Habitué à sortir des pistes balisées, Les Marquises, collectif à géométrie variable fondé par Jean-Sébastien Nouveau, sort avec La Battue son nouvel album, le quatrième déjà. Déjà plébiscité par de nombreux médias, le « dythirambisme » décelé ici et là me rendant sceptique, l’album, singulier, convainc jusqu’à mes sens, pourtant exigeants, de par ses textures exploratrices et ses ambiances sombres traversés de rythmes, et de bruits, qui interpellent. Dans un ombrage songeur en effet, sur des trames remplies de vie, La Battue traque l’auditeur jusqu’à le piéger, le retenant captif de territoires inédits. Qu’il cuivre son registre de manière très free (The trap) en usant d’un chant à la répétition obsédante, qu’il bâtisse un canevas étrange, dépaysant, rêveur et enclin au voyage (l’éponyme La battue), Les Marquises, dans une perpétuelle inventivité, en suivant le fil de déroulés barrés à la Liars, en certains recoins, vise juste. Sur le dit morceau, un tantinet orchestral, tribal et pétri de grisaille sonore, la cuvée illustre bien l’esprit qui anime les intervenants. Ceux-ci, en s’appuyant sur leurs climats anxiogènes, « jouent », presque, à effrayer le badaud. Le procédé prend: on sait que l’émotion, dans ses formes les plus extrêmes, amène souvent à l’attrait définitif, à caractère compulsif voire dépendant.

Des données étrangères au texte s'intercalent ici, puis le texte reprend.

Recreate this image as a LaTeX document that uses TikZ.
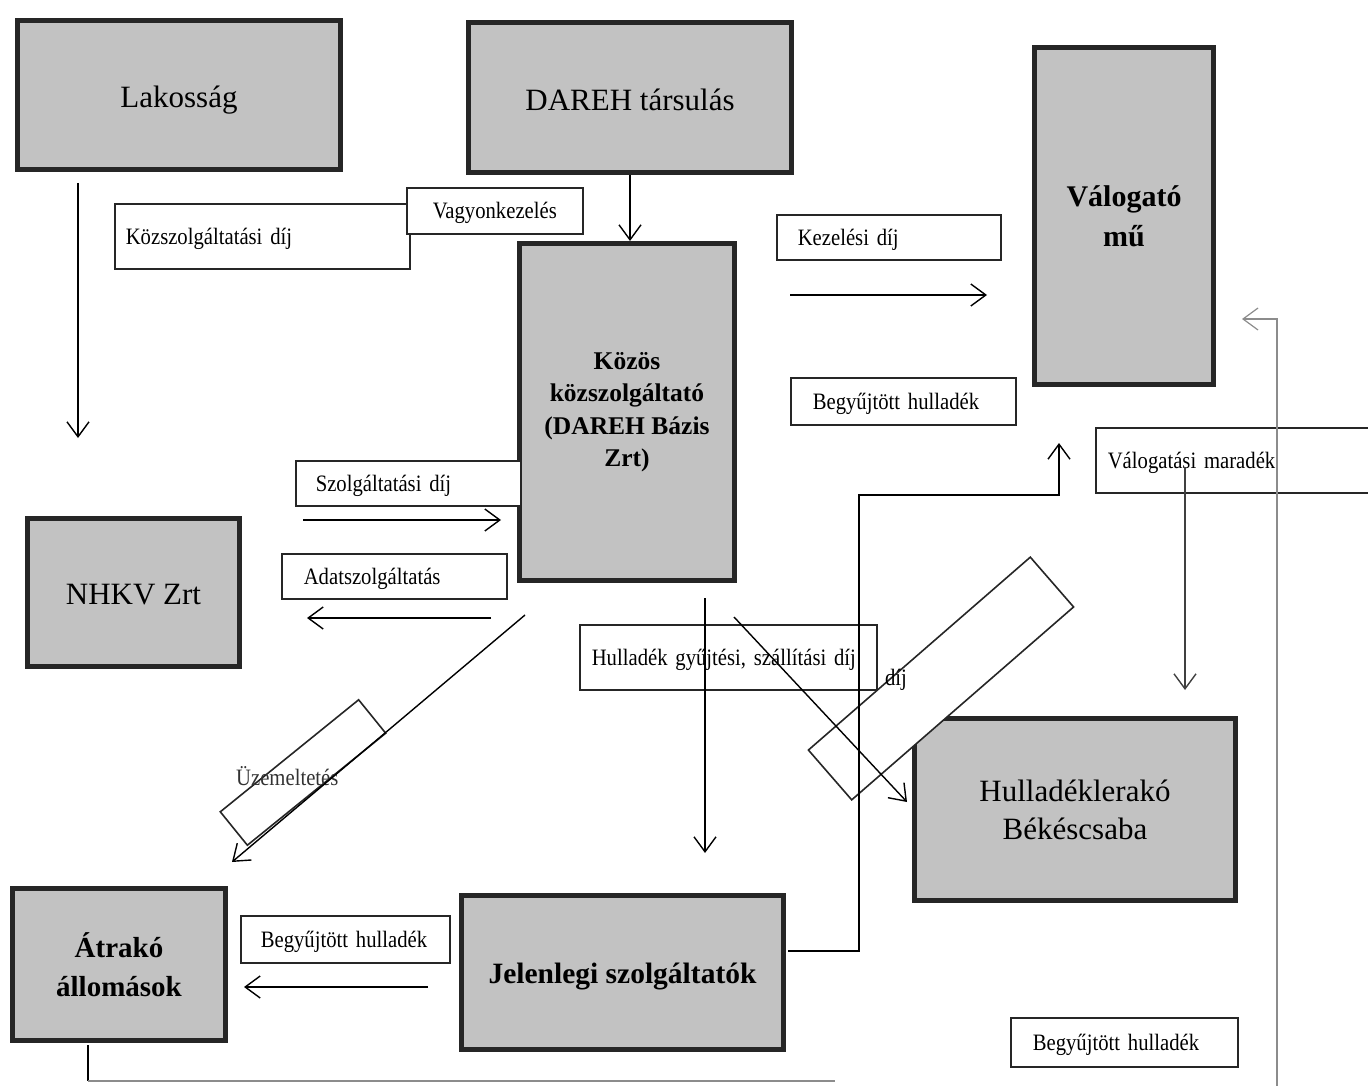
\documentclass[tikz,border=0pt]{standalone}
\usepackage{fontspec}
\setmainfont{Liberation Serif}
\newfontfamily\keskeny[FakeStretch=0.88]{Liberation Serif}
\usetikzlibrary{arrows.meta}

\definecolor{boxgray}{RGB}{194,194,194}
\definecolor{boxline}{RGB}{38,38,38}

\newcommand\betuNagy{\fontsize{31}{36}\selectfont}
\newcommand\betuKis{\keskeny\fontsize{23.5}{27}\selectfont}
\newcommand\lejjebb[2]{\raisebox{-#1}[\height][\depth]{#2}}

\tikzset{
  blok/.style={draw=boxline, fill=boxgray, line width=5pt, align=center, inner sep=0pt},
  cimke/.style={draw=black!85, fill=white, line width=1.6pt, anchor=north west,
    align=left, inner ysep=0pt, text depth=0pt, font=\betuKis},
  ferde/.style={draw=black!85, line width=1.6pt, inner sep=0pt},
  nyil/.style={-{Straight Barb[length=15pt,width=22pt]}, line width=1.4pt},
  halvany/.style={draw=black!45, line width=1.2pt},
}

\begin{document}
\begin{tikzpicture}[x=1pt,y=-1pt]
  \useasboundingbox (0,0) rectangle (1368,1086);

  %% szereplok
  \node[blok, minimum width=323pt, minimum height=149pt, font=\betuNagy] (lakos) at (179,95) {\lejjebb{5pt}{Lakosság}};
  \node[blok, minimum width=323pt, minimum height=150pt, font=\betuNagy] (dareh) at (630,97.5) {\lejjebb{2pt}{DAREH társulás}};
  \node[blok, minimum width=179pt, minimum height=337pt,
    font=\fontsize{30}{40}\selectfont\bfseries] (valog) at (1124,216) {Válogató\\mű};
  \node[blok, minimum width=215pt, minimum height=337pt,
    font=\fontsize{25.5}{32.5}\selectfont\bfseries] (kozos) at (627,412)
    {Közös\\közszolgáltató\\(DAREH Bázis\\Zrt)};
  \node[blok, minimum width=212pt, minimum height=148pt, font=\betuNagy] (nhkv) at (133.5,592.5) {\lejjebb{2pt}{NHKV Zrt}};
  \node[blok, minimum width=321pt, minimum height=182pt,
    font=\fontsize{31}{38}\selectfont] (lerako) at (1075,809.5) {Hulladéklerakó\\Békéscsaba};
  \node[blok, minimum width=213pt, minimum height=152pt,
    font=\fontsize{29}{39}\selectfont\bfseries] (atrako) at (119,964.5) {Átrakó\\állomások};
  \node[blok, minimum width=322pt, minimum height=154pt,
    font=\fontsize{29.5}{36}\selectfont\bfseries] (jelen) at (622.5,972.5) {\lejjebb{4pt}{Jelenlegi szolgáltatók}};

  %% cimkek
  \node[cimke, inner xsep=11pt, text width=273pt, minimum height=65pt] (kozdij) at (114,203) {Közszolgáltatási díj};
  \node[cimke, inner xsep=8pt, text width=160pt, minimum height=46pt, align=center] (vagyon) at (406,187) {Vagyonkezelés};
  \node[cimke, inner xsep=21pt, text width=182pt, minimum height=45pt] (kezdij) at (776,214) {Kezelési díj};
  \node[cimke, inner xsep=22pt, text width=181pt, minimum height=47pt] (begy1) at (790,377) {Begyűjtött hulladék};
  \node[cimke, inner xsep=12pt, text width=276pt, minimum height=65pt] (valmar) at (1095,427) {Válogatási maradék};
  \node[cimke, inner xsep=20pt, text width=185pt, minimum height=45pt] (szoldij) at (295,460) {Szolgáltatási díj};
  \node[cimke, inner xsep=22pt, text width=181pt, minimum height=45pt] (adat) at (281,553) {Adatszolgáltatás};
  \node[cimke, inner xsep=12pt, text width=273pt, minimum height=65pt] (hulldij) at (579,624) {Hulladék gyűjtési, szállítási díj};
  \node[cimke, inner xsep=20pt, text width=169pt, minimum height=47pt] (begy2) at (240,915) {Begyűjtött hulladék};
  \node[cimke, inner xsep=22pt, text width=183pt, minimum height=49pt] (begy3) at (1010,1017) {Begyűjtött hulladék};

  %% ferde dobozok
  \node[ferde, minimum width=178pt, minimum height=43pt, rotate=39] (uzembox) at (303,772.5) {};
  \begin{scope}
    \clip (0,0) rectangle (341,1086);
    \node[font=\betuKis, text=black!80, anchor=west, inner sep=0pt] (uzem) at (236,776) {Üzemeltetés};
  \end{scope}
  \node[ferde, fill=white, minimum width=294pt, minimum height=66pt, rotate=41] (dijbox) at (941,678.5) {};
  \node[font=\betuKis, inner sep=0pt] (dij) at (896,680) {díj};

  %% nyilak vegpontjai
  \coordinate (lak-ki) at (78,183);   \coordinate (lak-be) at (78,438);
  \coordinate (kez-ki) at (790,295);  \coordinate (kez-be) at (987,295);
  \coordinate (szo-ki) at (303,520);  \coordinate (szo-be) at (501,520);
  \coordinate (ada-ki) at (491,618);  \coordinate (ada-be) at (307,618);
  \coordinate (uze-ki) at (525,615);  \coordinate (uze-be) at (232,862);
  \coordinate (gyu-ki) at (705,598);  \coordinate (gyu-be) at (705,853);
  \coordinate (ler-ki) at (734,617);  \coordinate (ler-be) at (907,802);
  \coordinate (jel-ki) at (788,951);  \coordinate (jel-be) at (1059,443);
  \coordinate (mar-ki) at (1185,467); \coordinate (mar-be) at (1185,690);
  \coordinate (atr-ki) at (88,1045);  \coordinate (atr-le) at (88,1081);
  \coordinate (atr-vege) at (835,1081);
  \coordinate (vis-ki) at (1277,1086); \coordinate (vis-be) at (1242,319);
  \coordinate (beg-ki) at (428,987);  \coordinate (beg-be) at (244,987);

  %% folyamok
  \draw[nyil] (lak-ki) -- (lak-be);
  \draw[nyil] (dareh.south) -- (dareh.south |- kozos.north);
  \draw[nyil] (kez-ki) -- (kez-be);
  \draw[nyil] (szo-ki) -- (szo-be);
  \draw[nyil] (ada-ki) -- (ada-be);
  \draw[nyil] (uze-ki) -- (uze-be);
  \draw[nyil] (gyu-ki) -- (gyu-be);
  \draw[nyil] (ler-ki) -- (ler-be);
  \draw[nyil] (jel-ki) -| (859,495) -| (jel-be);
  \draw[nyil, black!75] (mar-ki) -- (mar-be);
  \draw[nyil] (beg-ki) -- (beg-be);
  \draw[line width=1.4pt] (atr-ki) -- (atr-le);
  \draw[halvany] (atr-le) -- (atr-vege);
  \draw[halvany, -{Straight Barb[length=15pt,width=22pt]}] (vis-ki) |- (vis-be);

\end{tikzpicture}
\end{document}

C’est un peu le cas ici, le The trap nommé plus haut virevolte et joue des sons qui restent en tête. Ca tourneboule un peu, tout ça. Ca a des effets mentaux profitables, Older than fear lorgne vers les paysages sonores d’un Oiseaux-Tempête. La Battue est un album aussi visuel, finalement, que sonique et élégant. Il fait surgir des vignettes, des instantanés de nos vies, réactive des pensées enfouies. Le morceau en question, s’il parait immuable, s’immisce pourtant dans l’inconscient. De manière consciente, en tout cas délibérée. Nouveau et ses acolytes ont le désir de pénétrer les esprits, d’y imprimer une trace profonde, évocatrice.

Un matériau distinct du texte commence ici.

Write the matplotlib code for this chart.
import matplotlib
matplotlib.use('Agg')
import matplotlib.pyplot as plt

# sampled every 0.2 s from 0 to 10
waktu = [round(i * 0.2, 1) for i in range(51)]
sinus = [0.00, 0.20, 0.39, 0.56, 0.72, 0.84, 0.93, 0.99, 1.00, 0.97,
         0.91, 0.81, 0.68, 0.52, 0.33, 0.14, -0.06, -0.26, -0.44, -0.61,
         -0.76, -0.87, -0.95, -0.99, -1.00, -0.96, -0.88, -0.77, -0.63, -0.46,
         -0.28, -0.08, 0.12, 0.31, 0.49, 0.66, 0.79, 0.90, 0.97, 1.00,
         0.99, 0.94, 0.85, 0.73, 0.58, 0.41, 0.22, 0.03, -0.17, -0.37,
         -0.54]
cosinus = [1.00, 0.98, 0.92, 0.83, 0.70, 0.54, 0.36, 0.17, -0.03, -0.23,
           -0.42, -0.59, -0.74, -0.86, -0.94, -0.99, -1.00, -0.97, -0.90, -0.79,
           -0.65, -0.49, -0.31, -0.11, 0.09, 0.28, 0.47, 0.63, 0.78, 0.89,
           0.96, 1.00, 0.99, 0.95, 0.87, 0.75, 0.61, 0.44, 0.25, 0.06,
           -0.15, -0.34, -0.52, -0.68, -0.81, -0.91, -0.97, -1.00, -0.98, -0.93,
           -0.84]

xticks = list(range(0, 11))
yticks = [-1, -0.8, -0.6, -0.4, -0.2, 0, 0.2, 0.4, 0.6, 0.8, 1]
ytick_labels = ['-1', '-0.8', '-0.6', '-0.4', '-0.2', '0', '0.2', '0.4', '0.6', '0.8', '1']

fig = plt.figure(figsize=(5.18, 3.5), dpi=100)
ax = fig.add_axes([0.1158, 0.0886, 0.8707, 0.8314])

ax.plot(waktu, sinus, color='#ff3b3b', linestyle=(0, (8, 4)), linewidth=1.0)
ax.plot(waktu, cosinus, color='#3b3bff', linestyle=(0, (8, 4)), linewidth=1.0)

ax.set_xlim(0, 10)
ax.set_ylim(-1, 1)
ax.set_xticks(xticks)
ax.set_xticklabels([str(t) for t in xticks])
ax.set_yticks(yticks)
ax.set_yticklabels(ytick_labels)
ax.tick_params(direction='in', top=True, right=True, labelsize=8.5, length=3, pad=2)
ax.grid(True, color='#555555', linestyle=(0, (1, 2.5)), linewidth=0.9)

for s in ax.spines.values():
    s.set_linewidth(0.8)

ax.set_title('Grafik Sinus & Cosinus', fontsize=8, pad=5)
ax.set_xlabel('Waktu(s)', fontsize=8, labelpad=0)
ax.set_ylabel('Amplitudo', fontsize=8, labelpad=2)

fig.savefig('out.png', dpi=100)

Ce faisant, ils réussissent dans leur entreprise. Shape the wheel nous emmène dans son « tribalisme », généré par les percussions, qu’accentuent des voix finaudes, perdues dans la brume. Les Marquises projettent une ombre aux limites de la joie, cordée, sur ce morceau. Head as a scree, nuptial et psychotrope, dégage une réelle beauté dans ses apparats noirs. On se place là entre déviance et élégance, on aime à resplendir tout en cheminant vers des détours à la lumière ténue. Les chants, eux aussi, génèrent des sensations fortes. White cliff, sobre et apaisé, semble entrevoir, au bout d’un tunnel à la traversée non dénuée d’effets, le jour. Magnifique, il déploie des abords jazzy feutrés. Mais Hosts are missing, sur fond de cadences électro-indus soutenues, replonge dans de passionnants abîmes. Les Marquises se démarque, complètement, sur ce disque personnel. Les vocaux me font penser, en l’occurrence, à Clinic, formation Liverpuldienne dévouée, elle aussi, au son détonnant.
A la fin de l’épopée, Once back home offre une sorte de drone…assombri, cela va de soi. Une conclusion linéaire mais attrayante, un peu dans la lignée de ce que peut faire My Bloody Valentine dans ses égarements ouatés où le bruitisme se modère, pour situer péniblement le rendu. La Battue est terminée, elle se solde de manière incontestable par un album remarquable, fait d’audace et de pertinence.